:: Task instructions ::
Look through the listing and locate every line containing the word "React"; copy those lines.

* START Listing *

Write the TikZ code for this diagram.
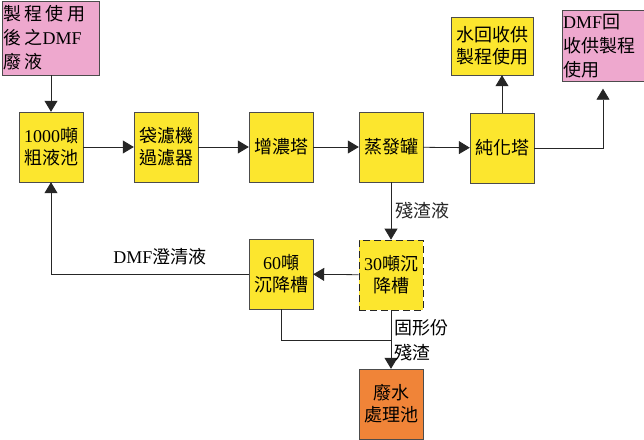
\documentclass[tikz,border=0pt]{standalone}
\usepackage{fontspec}
\setmainfont{Liberation Serif}
\newfontfamily\cjk{Noto Sans CJK TC}
\newfontfamily\cjkwide[LetterSpace=18]{Noto Sans CJK TC}
\newfontfamily\lat{Liberation Serif}
\usetikzlibrary{arrows.meta}

\definecolor{tankyellow}{RGB}{252,230,46}
\definecolor{dmfpink}{RGB}{238,168,206}
\definecolor{wwtorange}{RGB}{240,132,56}

\begin{document}
\begin{tikzpicture}[x=1pt, y=-1pt,
  box/.style={draw=black!70, thin, minimum width=64pt, minimum height=70pt,
    align=center, inner sep=1pt, font=\cjk\fontsize{18}{22}\selectfont},
  unit/.style={box, fill=tankyellow},
  note/.style={box, fill=dmfpink, align=left, font=\cjk\fontsize{18}{24}\selectfont},
  lbl/.style={inner sep=1pt, font=\cjk\fontsize{18}{25}\selectfont},
  arr/.style={-{Triangle[length=11pt, width=13pt]}, thick, black!85},
  line/.style={thick, black!85}]
  \useasboundingbox (0,0) rectangle (644,439);

  % feed and recovered streams
  \node[note, minimum width=97pt, minimum height=74pt, text width=95pt,
        font=\cjkwide\fontsize{18}{24}\selectfont]
        (feed) at (51,38) {製程使用\\後之{\lat DMF}\\廢液};
  \node[note, minimum width=82pt, minimum height=71pt, text width=80pt]
        (dmfback) at (603,46) {{\lat DMF}回\\收供製程\\使用};
  \node[unit, minimum width=82pt, minimum height=58pt] (water) at (492,46) {水回收供\\製程使用};

  % main line
  \node[unit] (tank1000) at (51,147) {{\lat 1000}噸\\粗液池};
  \node[unit] (bagfilter) at (166,147) {袋濾機\\過濾器};
  \node[unit] (thicken) at (281,147) {增濃塔};
  \node[unit] (evap) at (391,147) {蒸發罐};
  \node[unit] (purify) at (502,148) {純化塔};

  % settling and waste water
  \node[unit, draw=black!85, thick, dash pattern=on 7pt off 4pt] (settle30) at (391,275) {{\lat 30}噸沉\\降槽};
  \node[unit] (settle60) at (281,274) {{\lat 60}噸\\沉降槽};
  \node[box, fill=wwtorange] (wwt) at (391,404) {廢水\\處理池};

  \coordinate (merge) at (391,340);

  \draw[arr] (feed) -- (tank1000);
  \draw[arr] (tank1000) -- (bagfilter);
  \draw[arr] (bagfilter) -- (thicken);
  \draw[arr] (thicken) -- (evap);
  \draw[arr] (evap) -- (purify);
  \draw[arr] (purify.north) -- (purify.north |- water.south);
  \draw[arr] (purify.east) -| ([yshift=-7pt]dmfback.south);
  \draw[arr] (evap) -- (settle30) node[lbl, midway, right=3pt] {殘渣液};
  \draw[arr] (settle30) -- (settle60);
  \draw[arr] (settle60.west) -| (tank1000.south);
  \node[lbl] (clearlbl) at (160,257) {{\lat DMF}澄清液};
  \draw[line] (settle60.south) |- (merge);
  \draw[arr] (settle30) -- (wwt);
  \node[lbl, align=left, anchor=west] (solidlbl) at (393,340) {固形份\\殘渣};
\end{tikzpicture}
\end{document}
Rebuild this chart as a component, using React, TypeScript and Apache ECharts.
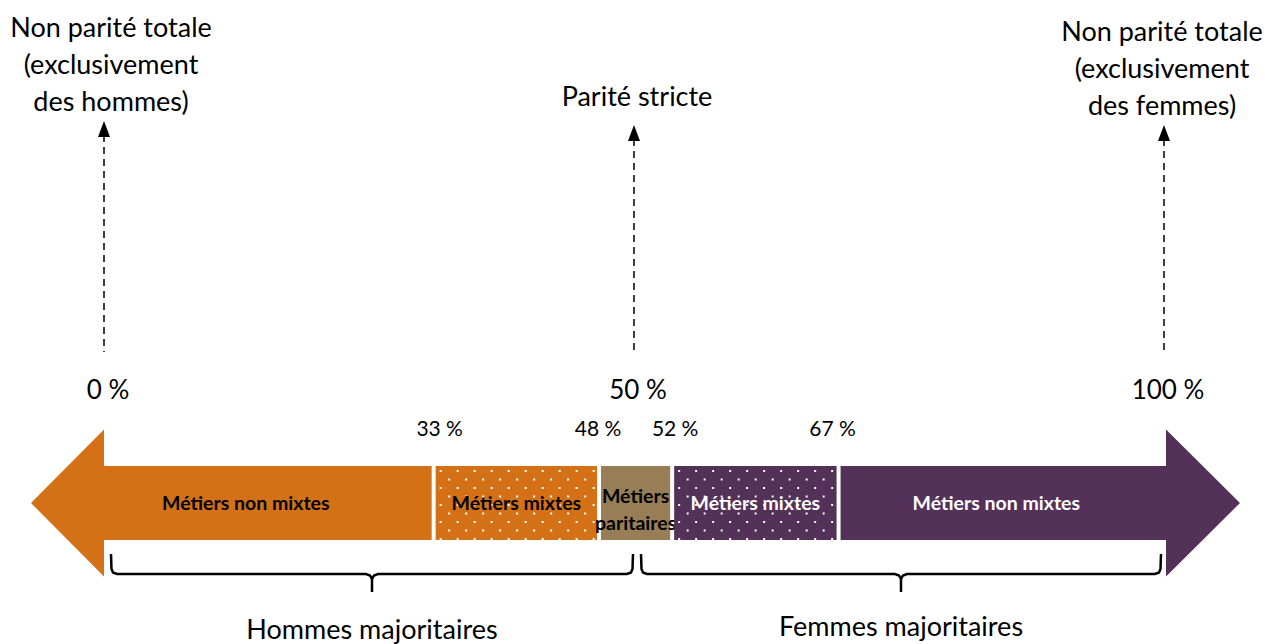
import React, { useEffect, useRef } from "react";
import * as echarts from "echarts";

// Segment labels, drawn edges (in % of the 0–100 scale), colours
const categories = ["Métiers non mixtes", "Métiers mixtes", "Métiers\nparitaires", "Métiers mixtes", "Métiers non mixtes"];
const segmentBounds = [0, 31.1, 46.7, 53.6, 69.3, 100];
const segmentColors = ["#D47116", "#D47116", "#977E57", "#533158", "#533158"];
const segmentDotted = [false, true, false, true, false];
const labelColors = ["#000000", "#000000", "#000000", "#ffffff", "#ffffff"];

// Threshold labels above the bar (placed on the inner edges)
const thresholdLabels = ["33 %", "48 %", "52 %", "67 %"];

// Reference marks
const refTicks = [0, 50, 100];
const refTickLabels = ["0 %", "50 %", "100 %"];
const refTitles = [
  "Non parité totale\n(exclusivement\ndes hommes)",
  "Parité stricte",
  "Non parité totale\n(exclusivement\ndes femmes)",
];

// Braces
const groupNames = ["Hommes majoritaires", "Femmes majoritaires"];
const groupStart = [0, 50];
const groupEnd = [50, 100];

const FONT = "Lato";

export default function App() {
  const ref = useRef<HTMLDivElement>(null);
  useEffect(() => {
    if (!ref.current) return;
    const chart = echarts.init(ref.current, undefined, { renderer: "svg" });
    const midY = 503;
    const shaftH = 37;
    const headH = 73.5;

    const segData = categories.map((_, i) => [segmentBounds[i], segmentBounds[i + 1]]);
    const labelDx = [-22, 0, 0, 0, -6];
    const thresholdDx = [6, -1, 3, -6];

    const option: any = {
      animation: false,
      grid: { left: 104, right: 104, top: 0, bottom: 0 },
      xAxis: { type: "value", min: 0, max: 100, show: false },
      yAxis: { type: "value", min: 0, max: 1, show: false },
      series: [
        {
          type: "custom",
          name: "segments",
          data: segData,
          encode: { x: [0, 1] },
          renderItem: (params: any, api: any) => {
            const i = params.dataIndex;
            const n = categories.length;
            const gap = 2;
            let x0 = api.coord([api.value(0), 0])[0];
            let x1 = api.coord([api.value(1), 0])[0];
            const children: any[] = [];
            const y0 = midY - shaftH;
            const y1 = midY + shaftH;
            if (i === 0) {
              x1 -= gap;
              children.push({
                type: "polygon",
                shape: {
                  points: [
                    [x1, y0], [x0, y0], [x0, midY - headH], [x0 - 73, midY],
                    [x0, midY + headH], [x0, y1], [x1, y1],
                  ],
                },
                style: { fill: segmentColors[i] },
              });
            } else if (i === n - 1) {
              x0 += gap;
              children.push({
                type: "polygon",
                shape: {
                  points: [
                    [x0, y0], [x1 + 2, y0], [x1 + 2, midY - headH], [x1 + 76, midY],
                    [x1 + 2, midY + headH], [x1 + 2, y1], [x0, y1],
                  ],
                },
                style: { fill: segmentColors[i] },
              });
            } else {
              x0 += gap;
              x1 -= gap;
              children.push({
                type: "rect",
                shape: { x: x0, y: y0, width: x1 - x0, height: y1 - y0 },
                style: { fill: segmentColors[i] },
              });
              if (segmentDotted[i]) {
                let row = 0;
                for (let yy = y0 + 4; yy < y1 - 1; yy += 8.5) {
                  const off = row % 2 === 0 ? 4 : 12.5;
                  for (let xx = x0 + off; xx < x1 - 1; xx += 17) {
                    children.push({
                      type: "rect",
                      shape: { x: xx, y: yy, width: 2, height: 2 },
                      style: { fill: "#ffffff" },
                    });
                  }
                  row++;
                }
              }
            }
            const cx = (x0 + x1) / 2 + labelDx[i];
            const twoLine = categories[i].indexOf("\n") >= 0;
            children.push({
              type: "text",
              x: cx,
              y: twoLine ? 509 : 502,
              style: {
                text: categories[i],
                fill: labelColors[i],
                font: `bold 19.5px ${FONT}`,
                align: "center",
                verticalAlign: "middle",
                lineHeight: 27,
              },
            });
            return { type: "group", children };
          },
        },
        {
          type: "custom",
          name: "thresholds",
          data: thresholdLabels.map((_, i) => [segmentBounds[i + 1]]),
          encode: { x: 0 },
          renderItem: (params: any, api: any) => {
            const x = api.coord([api.value(0), 0])[0];
            return {
              type: "text",
              x: x + thresholdDx[params.dataIndex],
              y: 427,
              style: {
                text: thresholdLabels[params.dataIndex],
                fill: "#000",
                font: `21px ${FONT}`,
                align: "center",
                verticalAlign: "middle",
              },
            };
          },
        },
        {
          type: "custom",
          name: "refs",
          data: refTicks.map((v) => [v]),
          encode: { x: 0 },
          renderItem: (params: any, api: any) => {
            const i = params.dataIndex;
            const x = api.coord([api.value(0), 0])[0];
            const tipY = i === 0 ? 121 : 125;
            const lastLineCenter = [100, 95, 104][i];
            const nLines = refTitles[i].split("\n").length;
            const lh = 37;
            const centerY = lastLineCenter - ((nLines - 1) * lh) / 2;
            const tx = [x + 7, x + 3, x - 2][i];
            return {
              type: "group",
              children: [
                {
                  type: "line",
                  shape: { x1: x, y1: tipY + 14, x2: x, y2: 352 },
                  style: { stroke: "#000", lineWidth: 1.5, lineDash: [7, 5] },
                },
                {
                  type: "polygon",
                  shape: { points: [[x, tipY], [x - 6, tipY + 16], [x + 6, tipY + 16]] },
                  style: { fill: "#000" },
                },
                {
                  type: "text",
                  x: x + 4,
                  y: 389,
                  style: {
                    text: refTickLabels[i],
                    fill: "#000",
                    font: `26px ${FONT}`,
                    align: "center",
                    verticalAlign: "middle",
                  },
                },
                {
                  type: "text",
                  x: tx,
                  y: centerY,
                  style: {
                    text: refTitles[i],
                    fill: "#000",
                    font: `27px ${FONT}`,
                    align: "center",
                    verticalAlign: "middle",
                    lineHeight: lh,
                  },
                },
              ],
            };
          },
        },
        {
          type: "custom",
          name: "braces",
          data: groupNames.map((_, i) => [groupStart[i], groupEnd[i]]),
          encode: { x: [0, 1] },
          renderItem: (params: any, api: any) => {
            const i = params.dataIndex;
            const a = api.coord([api.value(0), 0])[0] + 7;
            const b = api.coord([api.value(1), 0])[0] - (i === 0 ? 1 : 3);
            const m = (a + b) / 2;
            const top = 554;
            const ly = 574;
            const bot = 592;
            return {
              type: "group",
              children: [
                {
                  type: "polyline",
                  shape: {
                    points: [
                      [a, top], [a + 0.5, ly - 5], [a + 2, ly - 1.5], [a + 6, ly],
                      [m - 6, ly], [m - 2, ly + 1.5], [m, ly + 5], [m, bot],
                    ],
                  },
                  style: { stroke: "#000", lineWidth: 2.5, fill: null },
                },
                {
                  type: "polyline",
                  shape: {
                    points: [
                      [b, top], [b - 0.5, ly - 5], [b - 2, ly - 1.5], [b - 6, ly],
                      [m + 6, ly], [m + 2, ly + 1.5], [m, ly + 5],
                    ],
                  },
                  style: { stroke: "#000", lineWidth: 2.5, fill: null },
                },
                {
                  type: "text",
                  x: m,
                  y: i === 0 ? 628 : 625,
                  style: {
                    text: groupNames[i],
                    fill: "#000",
                    font: `27px ${FONT}`,
                    align: "center",
                    verticalAlign: "middle",
                  },
                },
              ],
            };
          },
        },
      ],
    };
    chart.setOption(option);
    return () => chart.dispose();
  }, []);
  return (
    <div
      ref={ref}
      style={{ position: "absolute", left: 0, top: 0, width: 1268, height: 644, background: "#fff" }}
    />
  );
}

* END Listing *

:: Answer to the task ::
Rebuild this chart as a component, using React, TypeScript and Apache ECharts.
import React, { useEffect, useRef } from "react";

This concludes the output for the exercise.